Maria Stuart e António Costa sempre deram provas de excelência a lidar com casos polémicos. Mas quando Bothwell matou o rei, a rainha da Escócia não conseguiu fingir um luto que a afastasse da suspeição do seu envolvimento no crime. Quando Miguel Alves foi descoberto, João Galamba apanhado a abusar do poder e Vítor Escária e Lacerda Machado detidos, o primeiro-ministro de Portugal não agiu a tempo para se descolar dos escândalos.

Independentemente de ter havido ou não envolvimento directo de Costa nestes episódios, não deixa de estar presente o quadro patológico do cúmplice que a história da criminologia sempre retratou: a quem empenha as energias na conivência de um crime, logo lhe faltam as forças para se demarcar dele.

O jornalismo português e o Ministério Público, tal como o povo da Escócia no século XVI, começaram por denunciar os crimes através de quem os executou – de quem disparou o canhão sobre a casa onde dormia o rei, de quem assinou o contrato que empobreceu o povo de Caminha, de quem chamou o SIS para o Ministério das Infraestruturas, de quem pôs um dedo que não devia em negócios de data centers, hidrogénio e lítio.

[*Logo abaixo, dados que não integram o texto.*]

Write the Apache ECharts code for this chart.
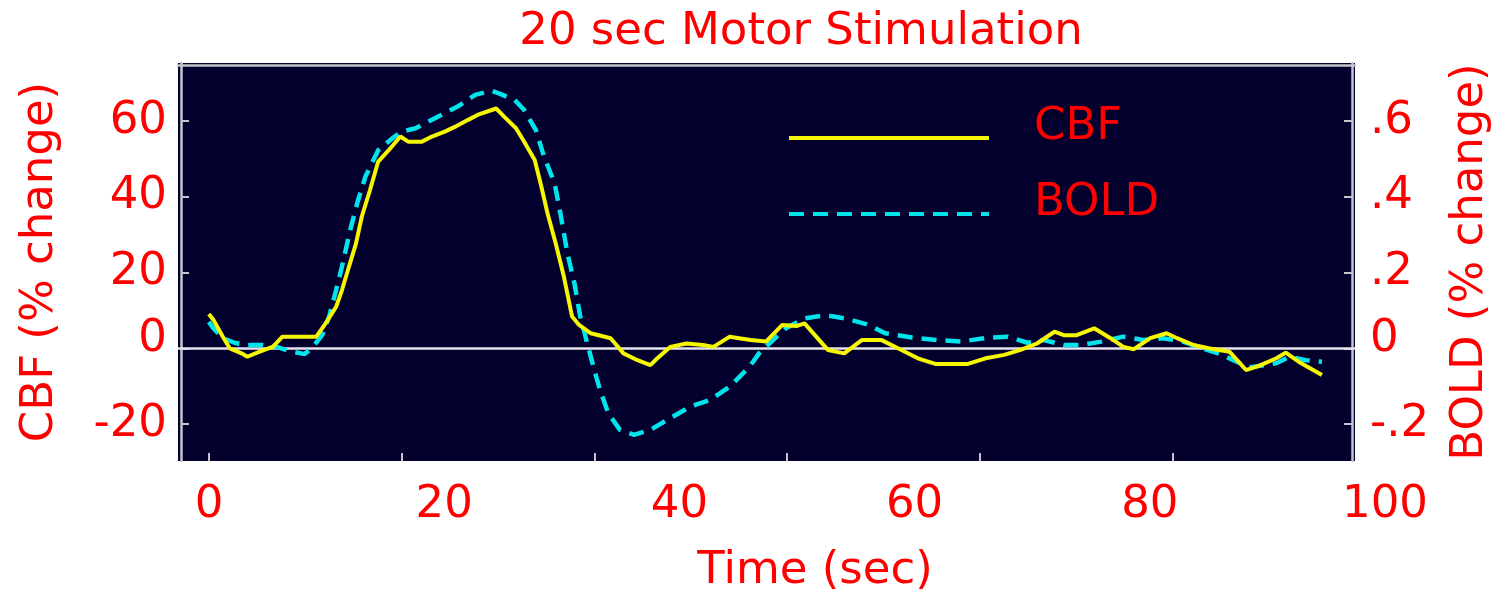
<!DOCTYPE html>
<html>
<head>
<meta charset="utf-8">
<script src="https://cdn.jsdelivr.net/npm/echarts@6/dist/echarts.min.js"></script>
<style>html,body{margin:0;padding:0;background:#fff;}#c{width:1501px;height:599px;}</style>
</head>
<body>
<div id="c"></div>
<script>
// ---- data (time in sec, CBF in % change, BOLD in % change) ----
const cbfTime = [0,0.4,1.2,1.8,2.8,3.3,4.3,5.5,6.3,9.2,10,10.9,11.4,12,12.6,13.1,13.8,14.5,15.4,16.4,17.1,18.2,19.1,20.2,21.1,22.2,23.0,24.6,25.3,26.3,27.0,27.9,28.4,29.0,29.7,30.4,31.1,31.7,32.7,34.4,35.5,36.7,37.8,38.4,39.5,40.9,42.3,43.2,44.6,45.4,46.4,47.7,49.1,50.3,51.0,53.0,54.4,55.9,57.6,59.3,60.7,62.2,65.0,66.5,68.1,69.5,70.9,72.4,73.2,74.3,75.8,77.2,78.3,79.2,80.6,82.0,82.9,84.3,85.7,87.4,88.8,89.9,91.4,92.2,93.3,95.3];
const cbfValue = [9.1,7.5,3.1,0,-1.3,-2.2,-0.9,0.5,3.1,3.1,6.6,11,15.4,21.6,27.7,34.8,41.8,49.3,52.3,55.9,54.5,54.5,55.9,57.2,58.5,60.3,61.6,63.3,61.1,58.1,54.5,49.7,43.6,35.6,27.7,18.9,8.4,6.2,4,2.7,-1.3,-3.1,-4.4,-2.6,0.4,1.3,0.9,0.4,3.1,2.7,2.2,1.8,6.2,5.9,6.6,-0.4,-1.3,2.2,2.2,-0.4,-2.6,-4.1,-4.1,-2.6,-1.7,-0.4,1.3,4.4,3.5,3.5,5.3,2.7,0.4,-0.2,2.7,4,2.7,0.9,0,-0.9,-5.7,-4.6,-2.6,-1.1,-3.5,-7.0];
const boldTime = [0,0.4,1.2,2.2,3.2,4.6,5.8,6.9,8.2,8.9,9.7,10.3,10.9,11.4,12.1,12.7,13.4,14.5,15.7,16.5,17.7,19.6,21.3,22.8,24.2,25.0,26.2,27.0,28.0,28.7,29.6,30.1,30.7,31.3,31.8,32.4,33.0,33.5,34.2,35.2,36.4,37.8,39.5,41.2,42.9,44.6,46.3,47.1,48.3,49.4,51.0,52.8,54.5,56.5,57.9,60.2,62.4,64.4,66.4,68.4,70.1,71.5,73.2,74.7,76.4,78.3,80.0,81.7,83.4,85.1,86.8,87.7,89.1,91.4,92.5,93.9,95.3];
const boldValue = [0.07,0.053,0.027,0.015,0.009,0.009,0.004,-0.007,-0.015,0.004,0.035,0.084,0.154,0.216,0.312,0.383,0.453,0.523,0.554,0.572,0.581,0.611,0.638,0.669,0.68,0.671,0.655,0.629,0.576,0.506,0.436,0.356,0.251,0.172,0.084,0.013,-0.057,-0.11,-0.171,-0.215,-0.228,-0.215,-0.184,-0.154,-0.136,-0.101,-0.048,-0.013,0.022,0.053,0.079,0.088,0.079,0.062,0.04,0.029,0.022,0.018,0.027,0.031,0.015,0.022,0.009,0.009,0.018,0.031,0.022,0.027,0.018,0,-0.017,-0.031,-0.05,-0.039,-0.022,-0.031,-0.035];

const xLabelTicks = [0,20,40,60,80,100];
const xTickMarks = [0,16.5,33,49.5,66,82.5];
const cbfTicks = [-20,0,20,40,60];
const boldTicks = [-0.2,0,0.2,0.4,0.6];

const titleText = '20 sec Motor Stimulation';
const xName = 'Time (sec)';
const cbfName = 'CBF (% change)';
const boldName = 'BOLD (% change)';
const seriesNames = ['CBF','BOLD'];

// ---- styles ----
const RED = '#ff0000';
const FONT = 'DejaVu Sans';
const FRAME = '#c4c4cc';
const FS = 45;
const YEL = '#f6f600';
const CYA = '#00e4ec';

const zip = (a,b) => a.map((v,i)=>[v,b[i]]);
// the zero labels sit a little higher than their ticks in the reference
const zeroRich = {z:{lineHeight:45, fontSize:FS, fontFamily:FONT, color:RED}, e:{lineHeight:18, fontSize:8}};
const fmtCbf = v => Math.abs(v) < 1e-9 ? '{z|0}\n{e| }' : String(v);
const fmtBold = v => Math.abs(v) < 1e-9 ? '{z|0}\n{e| }' : (v<0?'-':'') + '.' + Math.round(Math.abs(v)*10);

const chart = echarts.init(document.getElementById('c'), null, {renderer:'canvas'});
chart.setOption({
  animation:false,
  backgroundColor:'#ffffff',
  title:{
    text:titleText, left:796, top:5, textAlign:'center',
    textStyle:{color:RED, fontFamily:FONT, fontSize:FS, fontWeight:'normal'}
  },
  legend:{
    data:seriesNames, orient:'vertical', left:787, top:105, padding:0,
    itemWidth:200, itemHeight:14, itemGap:10,
    formatter: n => n + '\n',
    itemStyle:{opacity:0, borderWidth:0},
    lineStyle:{width:4},
    textStyle:{color:RED, fontFamily:FONT, fontSize:FS, lineHeight:21, padding:[0,0,0,40]}
  },
  grid:[
    {left:178, right:138, top:63, bottom:138, show:true, backgroundColor:'#03002e', borderWidth:0},
    {left:209, right:116, top:63, bottom:138, show:false}
  ],
  xAxis:[
    {gridIndex:0, type:'value', min:-2.64, max:98.13,
     axisLine:{show:false, onZero:false},
     axisTick:{show:true, inside:true, length:8, customValues:xTickMarks, lineStyle:{color:FRAME, width:2}},
     axisLabel:{show:false}, splitLine:{show:false}},
    {gridIndex:0, type:'value', position:'top', min:-2.64, max:98.13, offset:-2,
     axisLine:{show:true, onZero:false, lineStyle:{color:FRAME, width:2.5}},
     axisTick:{show:false}, axisLabel:{show:false}, splitLine:{show:false}},
    {gridIndex:1, type:'value', min:0, max:100, interval:20,
     axisLine:{show:false, onZero:false}, axisTick:{show:false}, splitLine:{show:false},
     axisLabel:{show:true, color:RED, fontFamily:FONT, fontSize:FS, margin:24, customValues:xLabelTicks},
     name:xName, nameLocation:'middle', nameGap:90,
     nameTextStyle:{color:RED, fontFamily:FONT, fontSize:FS, padding:[0,0,0,36]}}
  ],
  yAxis:[
    {gridIndex:0, type:'value', position:'left', min:-29.7, max:75.3, offset:-3,
     axisLine:{show:true, onZero:false, lineStyle:{color:FRAME, width:2.5}},
     axisTick:{show:true, inside:true, length:8, customValues:cbfTicks, lineStyle:{color:FRAME, width:2}},
     axisLabel:{show:true, color:RED, fontFamily:FONT, fontSize:FS, margin:14, customValues:cbfTicks,
       formatter:fmtCbf, rich:zeroRich},
     splitLine:{show:false},
     name:cbfName, nameLocation:'middle', nameGap:118, nameRotate:90,
     nameTextStyle:{color:RED, fontFamily:FONT, fontSize:FS}},
    {gridIndex:0, type:'value', position:'right', min:-0.297, max:0.753, offset:-3,
     axisLine:{show:true, onZero:false, lineStyle:{color:FRAME, width:2.5}},
     axisTick:{show:true, inside:true, length:8, customValues:boldTicks, lineStyle:{color:FRAME, width:2}},
     axisLabel:{show:true, color:RED, fontFamily:FONT, fontSize:FS, margin:18, customValues:boldTicks,
       formatter:fmtBold, rich:zeroRich},
     splitLine:{show:false},
     name:boldName, nameLocation:'middle', nameGap:96, nameRotate:90,
     nameTextStyle:{color:RED, fontFamily:FONT, fontSize:FS}},
    {gridIndex:1, type:'value', min:0, max:1, show:false}
  ],
  series:[
    {name:seriesNames[0], type:'line', xAxisIndex:0, yAxisIndex:0, data:zip(cbfTime,cbfValue),
     symbol:'none', color:YEL, lineStyle:{color:YEL, width:4}, z:3,
     markLine:{silent:true, symbol:'none', label:{show:false}, data:[{yAxis:0}],
       lineStyle:{color:'#e4e4ee', width:2.5, type:'solid'}, z:1}},
    {name:seriesNames[1], type:'line', xAxisIndex:0, yAxisIndex:1, data:zip(boldTime,boldValue),
     symbol:'none', color:CYA, lineStyle:{color:CYA, width:4.5, type:[15,9]}, z:2}
  ]
});
</script>
</body>
</html>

Aos que sabiam do crime desde o início sem terem precisado de sujar as mãos, tramaram-nos sempre a imprudência dos próprios, a inércia das suas reacções, os pruridos em demarcarem-se do executor. Por cá, seja Costa condenado ou ilibado, esse dia traiçoeiro já chegou.

Mais de um mês depois de Miguel Alves deixar o governo pelo próprio pé, gritou Ana Catarina Mendes às gentes do Minho: “Ser socialista é isto mesmo. É sermos solidários (…) O Miguel [Alves] deu muito de si à causa pública”. Suceda o que suceder, pelo menos já nos explicaram que “ser socialista é isto mesmo”. A nós – portugueses – dá-nos jeito saber.